Word equation: propane plus oxygen produces carbon dioxide and water
Chemical eqn: C₃H₈(g) + O₂(g) ⟶ CO₂(g) + H₂O(g)
Balanced eqn: C₃H₈(g) + 5O₂(g) ⟶ 3CO₂(g) + 4H₂O(g)
(a) Table of enthalpies of formation of reactants and products
[tex]\begin{array}{cc}\textbf{Substance} & \textbf{$\Delta_{\text{f}}$H/(kJ/mol}) \\\text{C$_{3}$H$_{8}$(g)} & -103.85 \\\text{O}_{2}\text{(g)} & 0 \\\text{CO}_{2}\text{(g)} & -393.51 \\\text{H$_{2}$O(g)} & -241.82\\\end{array}[/tex]

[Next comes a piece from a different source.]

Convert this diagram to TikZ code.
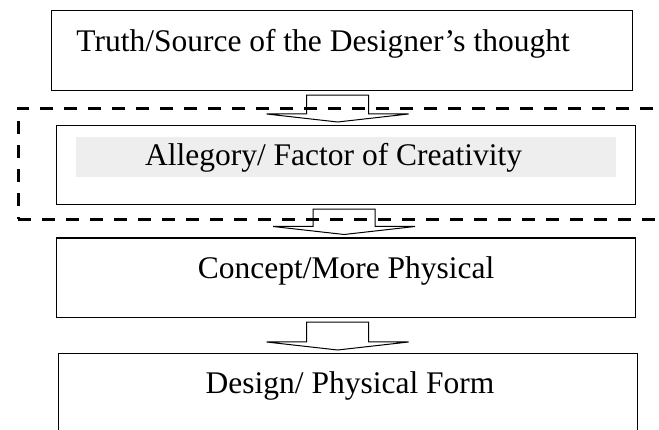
\documentclass[tikz,border=0pt]{standalone}
\usepackage{fontspec}
\setmainfont{Liberation Serif}
\usetikzlibrary{arrows,positioning,calc}
\definecolor{bandgray}{HTML}{EEEEEE}
% hollow block arrow between two stages
\newcommand{\blockarrow}[3]{%
\path ($(#1.south)+(#3,0)$) coordinate (top) (top |- #2.north) coordinate (tip);
\draw[flow] ($(top)+(-31,4)$) -- ++(62,0) |- ($(tip)+(71,-11)$) -- ($(tip)+(0,-3)$) -- ($(tip)+(-71,-11)$) -- ++(40,0) -- cycle;}

\begin{document}
\begin{tikzpicture}[x=1pt,y=-1pt]
\tikzset{stage/.style={draw, rectangle, line width=1.2pt, minimum width=579pt, minimum height=80pt, anchor=north west, inner sep=0pt}}
\tikzset{stagetext/.style={anchor=base, inner sep=0pt, font=\fontsize{31.5}{36}\selectfont}} % labels sit on their baseline
\tikzset{flow/.style={line width=1pt, line join=miter}}
\tikzset{groupbox/.style={draw, line width=2.6pt, dash pattern=on 13pt off 11pt, minimum width=670pt, minimum height=111pt, anchor=north west, inner sep=0pt}}
\useasboundingbox (0,0) rectangle (659,430);

\node[groupbox] (group) at (17,107) {};
\node[stage, minimum width=581pt] (truth) at (51,10) {};
\node[stage, minimum height=79pt] (allegory) at (56,125) {};
\node[fill=bandgray, minimum width=540pt, minimum height=40pt, anchor=north west, inner sep=0pt] (band) at (76,137) {};
\node[stage, minimum height=79.5pt] (concept) at (56,237.5) {};
\node[stage] (design) at (58,353) {};

\node[stagetext] (truthtxt) at ($(truth.north)+(-19,42)$) {Truth/Source of the Designer’s thought};
\node[stagetext] (allegorytxt) at ($(allegory.north)+(-12.5,41)$) {Allegory/ Factor of Creativity};
\node[stagetext] (concepttxt) at ($(concept.north)+(0,41.5)$) {Concept/More Physical};
\node[stagetext] (designtxt) at ($(design.north)+(2,41)$) {Design/ Physical Form};

\blockarrow{truth}{allegory}{-4.5}
\blockarrow{allegory}{concept}{-2}
\blockarrow{concept}{design}{-8.5}
\end{tikzpicture}
\end{document}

(b)Total enthalpies of reactants and products
[tex]\Delta_{\text{rxn}}H^{\circ} = \sum \left( \Delta_{\text{f}} H^{\circ} \text{products}\right) - \sum \left (\Delta_{\text{f}}H^{\circ} \text{reactants} \right)\\= \text{-2147.81 kJ/mol - (-103.85 kJ/mol)}\\= \text{-2147.81 kJ/mol + 103.85 kJ/mol}\\= \textbf{-2043.96 kJ/mol}\\\text{The enthalpy change is $\large \boxed{\textbf{-2043.96 kJ/mol}}$}[/tex]
ΔᵣH° is negative, so the reaction is exothermic.